The findings demonstrate that a deep CED trained on physics-based FDEM simulations learns transferable time–frequency features relating AE-like inputs to fault friction. Even without exposure to lab data, the simulation-trained model captures slip timing and general trends on laboratory experiments. Crucially, fine-tuning only the latent space with a small fraction of lab data substantially improves accuracy to near lab-only levels, indicating that most representational capacity in the encoder/decoder is reusable across domains while the latent mapping adapts distributional differences. The cross-trained model generalizes to an independent experiment with different normal stresses, retaining accurate event timing but increasingly underestimating failure magnitudes at higher loads. Training the latent space on post-failure segments outperforms pre-failure training, implying that certain portions of the cycle contain more informative states for adaptation. The approach also extends to predicting time-to-failure from AE using the same transfer strategy. These results suggest a practical pathway for Earth applications where data are sparse: pretrain on suites of numerical simulations spanning diverse behaviors, then fine-tune on limited geophysical observations from the target fault. Such models could be evaluated against independent geodetic or seismic observations to assess predictive skill for fault slip evolution and potentially inform earthquake hazard assessment.

This work introduces and validates a transfer learning framework that maps AE-like signals to fault friction using a convolutional encoder–decoder trained on FDEM simulations and fine-tuned on limited laboratory data. Key contributions include: (1) demonstrating effective transfer from simulations to lab for instantaneous friction prediction; (2) showing that limited latent-space training (about 20% of parameters) with small lab datasets substantially improves accuracy and generalizes to independent experiments with varying loads; and (3) extending the framework to predict time-to-failure. The study establishes a foundation for applying simulation-pretrained models to sparse Earth datasets. Future research directions include: generating simulation ensembles that better span the range of frictional failure magnitudes to mitigate underprediction; incorporating more realistic wave propagation in simulations; exploring domain adaptation techniques beyond latent-space fine-tuning; integrating multimodal geophysical inputs (e.g., seismic and geodetic); and piloting Earth-scale applications where models are pretrained on many simulated earthquake cycles and cross-trained with limited continuous seismic data, then validated against independent displacement measurements.
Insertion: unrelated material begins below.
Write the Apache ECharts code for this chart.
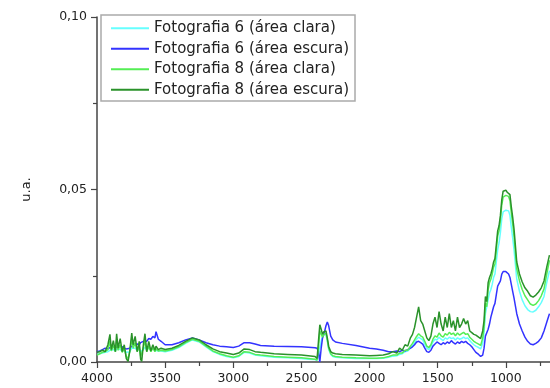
<!DOCTYPE html>
<html>
<head>
<meta charset="utf-8">
<script src="https://cdn.jsdelivr.net/npm/echarts@6/dist/echarts.min.js"></script>
<style>html,body{margin:0;padding:0;background:#fff}#c{width:550px;height:388px}</style>
</head>
<body>
<div id="c"></div>
<script>
const seriesNames = ['Fotografia 6 (área clara)','Fotografia 6 (área escura)','Fotografia 8 (área clara)','Fotografia 8 (área escura)'];
const xTicks = [4000,3500,3000,2500,2000,1500,1000];
const yTicks = [0, 0.05, 0.10];

const wavenumber = [
 4000,3980,3960,3940,3920,3905,3895,3880,3865,3856,3845,3830,3815,3800,3785,3772,3760,3745,3735,3720,3705,3690,3680,3672,3660,3648,3635,3620,3605,3590,3575,3567,3550,3530,3500,
 3450,3400,3350,3300,3250,3200,3150,3100,3050,3000,2960,2920,2880,2840,2800,2700,2600,2500,2450,2400,
 2385,2375,2365,2355,2345,2335,2320,2310,2300,2285,2270,2250,2200,2100,2000,
 1950,1900,1860,1830,1800,1780,1760,1740,1720,1700,1685,1670,1655,1640,1625,1610,1595,1580,1565,1550,1535,1520,1505,1490,1475,1460,1445,1430,1415,1400,1385,1370,1355,1340,1325,1310,1295,1280,1265,1250,1235,1220,
 1200,1185,1170,1160,1150,1140,1130,1120,1110,1100,1090,1080,1070,1060,1050,1040,1030,1020,1010,1000,990,980,970,960,950,940,920,900,880,860,840,820,800,780,760,740,720,700,680
];

const foto6Clara = [
 0.0022,0.0024,0.0026,0.0028,0.0030,0.0034,0.0032,0.0036,0.0032,0.0038,0.0034,0.0036,0.0032,0.0034,0.0028,0.0026,0.0030,0.0040,0.0036,0.0040,0.0034,0.0038,0.0030,0.0030,0.0036,0.0042,0.0036,0.0040,0.0036,0.0038,0.0034,0.0036,0.0032,0.0032,0.0030,
 0.0034,0.0042,0.0054,0.0064,0.0058,0.0044,0.0030,0.0022,0.0016,0.0012,0.0016,0.0028,0.0026,0.0020,0.0018,0.0014,0.0012,0.0010,0.0008,0.0007,
 0.0005,0.0020,0.0040,0.0060,0.0075,0.0082,0.0080,0.0060,0.0036,0.0022,0.0016,0.0014,0.0012,0.0010,0.0010,
 0.0010,0.0011,0.0014,0.0017,0.0018,0.0022,0.0024,0.0030,0.0032,0.0040,0.0048,0.0056,0.0066,0.0072,0.0068,0.0064,0.0052,0.0040,0.0036,0.0044,0.0058,0.0066,0.0064,0.0072,0.0066,0.0062,0.0070,0.0066,0.0072,0.0068,0.0070,0.0064,0.0070,0.0066,0.0068,0.0072,0.0068,0.0070,0.0062,0.0056,0.0050,0.0046,
 0.0042,0.0038,0.0055,0.0085,0.0140,0.0135,0.0180,0.0200,0.0210,0.0225,0.0245,0.0255,0.0290,0.0325,0.0345,0.0375,0.0415,0.0435,0.0432,0.0440,0.0436,0.0438,0.0425,0.0390,0.0360,0.0325,0.0240,0.0205,0.0180,0.0163,0.0152,0.0146,0.0145,0.0150,0.0160,0.0172,0.0190,0.0230,0.0265
];

const foto6Escura = [
 0.0030,0.0032,0.0036,0.0040,0.0038,0.0042,0.0040,0.0044,0.0042,0.0046,0.0044,0.0046,0.0044,0.0040,0.0038,0.0036,0.0040,0.0046,0.0048,0.0050,0.0052,0.0050,0.0056,0.0054,0.0060,0.0064,0.0060,0.0068,0.0066,0.0074,0.0070,0.0088,0.0066,0.0060,0.0050,
 0.0050,0.0056,0.0064,0.0070,0.0064,0.0056,0.0050,0.0046,0.0044,0.0042,0.0046,0.0056,0.0056,0.0052,0.0048,0.0046,0.0045,0.0044,0.0043,0.0041,
 0.0040,0.0030,0.0000,0.0040,0.0070,0.0080,0.0105,0.0116,0.0105,0.0075,0.0064,0.0058,0.0054,0.0048,0.0040,
 0.0038,0.0034,0.0030,0.0030,0.0032,0.0030,0.0034,0.0032,0.0036,0.0040,0.0044,0.0050,0.0058,0.0060,0.0056,0.0052,0.0040,0.0030,0.0028,0.0034,0.0046,0.0052,0.0058,0.0054,0.0050,0.0056,0.0052,0.0058,0.0054,0.0062,0.0056,0.0052,0.0058,0.0054,0.0060,0.0056,0.0060,0.0054,0.0050,0.0044,0.0036,0.0028,
 0.0022,0.0016,0.0020,0.0040,0.0075,0.0072,0.0095,0.0110,0.0130,0.0145,0.0160,0.0170,0.0195,0.0220,0.0225,0.0235,0.0255,0.0262,0.0258,0.0262,0.0258,0.0255,0.0245,0.0225,0.0205,0.0185,0.0140,0.0110,0.0090,0.0072,0.0060,0.0052,0.0050,0.0054,0.0060,0.0070,0.0090,0.0115,0.0140
];

const foto8Clara = [
 0.0020,0.0024,0.0028,0.0030,0.0036,0.0060,0.0032,0.0048,0.0030,0.0060,0.0034,0.0050,0.0028,0.0040,0.0016,0.0010,0.0030,0.0066,0.0040,0.0056,0.0030,0.0046,0.0016,0.0012,0.0040,0.0062,0.0030,0.0046,0.0030,0.0040,0.0030,0.0038,0.0032,0.0034,0.0032,
 0.0036,0.0044,0.0056,0.0066,0.0060,0.0046,0.0032,0.0024,0.0018,0.0014,0.0018,0.0030,0.0028,0.0022,0.0020,0.0016,0.0014,0.0012,0.0010,0.0008,
 0.0006,0.0040,0.0090,0.0085,0.0072,0.0080,0.0084,0.0064,0.0040,0.0024,0.0018,0.0016,0.0014,0.0012,0.0011,
 0.0011,0.0012,0.0016,0.0020,0.0020,0.0026,0.0026,0.0034,0.0034,0.0046,0.0054,0.0064,0.0074,0.0082,0.0076,0.0072,0.0060,0.0046,0.0042,0.0050,0.0066,0.0076,0.0072,0.0084,0.0076,0.0072,0.0082,0.0078,0.0086,0.0080,0.0084,0.0076,0.0084,0.0078,0.0082,0.0086,0.0080,0.0082,0.0072,0.0066,0.0060,0.0056,
 0.0052,0.0048,0.0070,0.0100,0.0170,0.0160,0.0210,0.0230,0.0240,0.0255,0.0275,0.0285,0.0325,0.0365,0.0380,0.0410,0.0455,0.0478,0.0475,0.0483,0.0478,0.0480,0.0468,0.0432,0.0400,0.0365,0.0270,0.0235,0.0210,0.0192,0.0180,0.0168,0.0164,0.0168,0.0178,0.0192,0.0212,0.0255,0.0295
];

const foto8Escura = [
 0.0028,0.0030,0.0034,0.0030,0.0050,0.0080,0.0036,0.0062,0.0030,0.0082,0.0040,0.0068,0.0030,0.0050,0.0010,0.0002,0.0030,0.0084,0.0050,0.0074,0.0030,0.0060,0.0008,0.0002,0.0050,0.0082,0.0030,0.0060,0.0032,0.0050,0.0034,0.0046,0.0036,0.0040,0.0036,
 0.0040,0.0048,0.0060,0.0070,0.0064,0.0050,0.0038,0.0030,0.0026,0.0022,0.0026,0.0038,0.0036,0.0030,0.0028,0.0024,0.0022,0.0020,0.0018,0.0016,
 0.0010,0.0060,0.0108,0.0095,0.0080,0.0088,0.0090,0.0070,0.0045,0.0030,0.0026,0.0024,0.0022,0.0020,0.0018,
 0.0019,0.0020,0.0024,0.0030,0.0026,0.0040,0.0034,0.0050,0.0046,0.0070,0.0080,0.0100,0.0130,0.0160,0.0120,0.0110,0.0090,0.0070,0.0062,0.0075,0.0110,0.0130,0.0100,0.0146,0.0110,0.0090,0.0130,0.0100,0.0140,0.0100,0.0120,0.0090,0.0130,0.0100,0.0110,0.0126,0.0110,0.0120,0.0090,0.0085,0.0080,0.0078,
 0.0072,0.0068,0.0090,0.0120,0.0190,0.0175,0.0230,0.0245,0.0255,0.0270,0.0290,0.0300,0.0340,0.0380,0.0395,0.0425,0.0470,0.0495,0.0490,0.0498,0.0492,0.0496,0.0485,0.0450,0.0420,0.0385,0.0290,0.0255,0.0232,0.0215,0.0205,0.0192,0.0188,0.0194,0.0203,0.0215,0.0235,0.0275,0.0310
];

const colors = ['#66ffff','#3333ff','#55ee55','#2a922a'];
const values = [foto6Clara, foto6Escura, foto8Clara, foto8Escura];

const chart = echarts.init(document.getElementById('c'), null, {renderer:'canvas'});
const FONT = '"DejaVu Sans", sans-serif';
chart.setOption({
  animation:false,
  backgroundColor:'#fff',
  color: colors,
  grid:{left:97, top:17, width:477, height:345, containLabel:false, outerBoundsMode:'none'},
  legend:{
    orient:'vertical', left:101, top:15,
    borderColor:'#aaa', borderWidth:1.5, padding:[3,6,1,10],
    itemGap:0, itemWidth:38, itemHeight:2,
    textStyle:{fontFamily:FONT, fontSize:15, color:'#222', lineHeight:20.5},
    data: seriesNames.map(n => ({name:n, icon:'rect'}))
  },
  xAxis:{
    type:'value', inverse:true, min:500, max:4000, interval:500,
    axisLine:{show:true, onZero:false, lineStyle:{color:'#444', width:1.5}},
    axisTick:{show:true, length:6, inside:false, lineStyle:{color:'#444', width:1.2}},
    minorTick:{show:true, splitNumber:2, length:4, lineStyle:{color:'#444', width:1.2}},
    splitLine:{show:false},
    axisLabel:{fontFamily:FONT, fontSize:12.5, color:'#222', margin:10,
      formatter: v => xTicks.indexOf(v) >= 0 ? String(v) : ''}
  },
  yAxis:{
    type:'value', min:0, max:0.1, interval:0.05,
    name:'u.a.', nameLocation:'middle', nameGap:64, nameRotate:90,
    nameTextStyle:{fontFamily:FONT, fontSize:13, color:'#222'},
    axisLine:{show:true, lineStyle:{color:'#444', width:1.5}},
    axisTick:{show:true, length:6, lineStyle:{color:'#444', width:1.2}},
    minorTick:{show:true, splitNumber:2, length:4, lineStyle:{color:'#444', width:1.2}},
    splitLine:{show:false},
    axisLabel:{fontFamily:FONT, fontSize:12.5, color:'#222', margin:10,
      formatter: v => yTicks.some(t => Math.abs(t - v) < 1e-9) ? v.toFixed(2).replace('.', ',') : ''}
  },
  series: seriesNames.map((n, i) => ({
    name:n, type:'line', symbol:'none', showSymbol:false, clip:true,
    lineStyle:{width:1.5, color:colors[i]},
    itemStyle:{color:colors[i]},
    data: wavenumber.map((w, k) => [w, values[i][k]])
  }))
});
</script>
</body>
</html>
• Underprediction of frictional failure magnitudes (event moments), especially at higher normal loads, despite good timing predictions.
• Distributional mismatch between simulation and lab friction values (confirmed by KS test) necessitates adaptation; latent-space fine-tuning only partially resolves this.
• Simulations did not model elastic wave propagation; kinetic energy was used as an approximate AE proxy, introducing potential discrepancies.
• Material properties and geometry differ substantially between FDEM and lab setups, which may limit fidelity of transferred features.
• Generalization assessed on two lab experiments; broader validation across more conditions and materials is needed.
• Performance varies with random initialization/training stochasticity; although augmentation reduces variance, residual variability remains.
• Predictions degrade with increasing normal stress; normalization and domain shift handling could be improved.
• Limited-data training captures timing but not full failure magnitude spectrum; additional targeted simulation or adaptation may be required.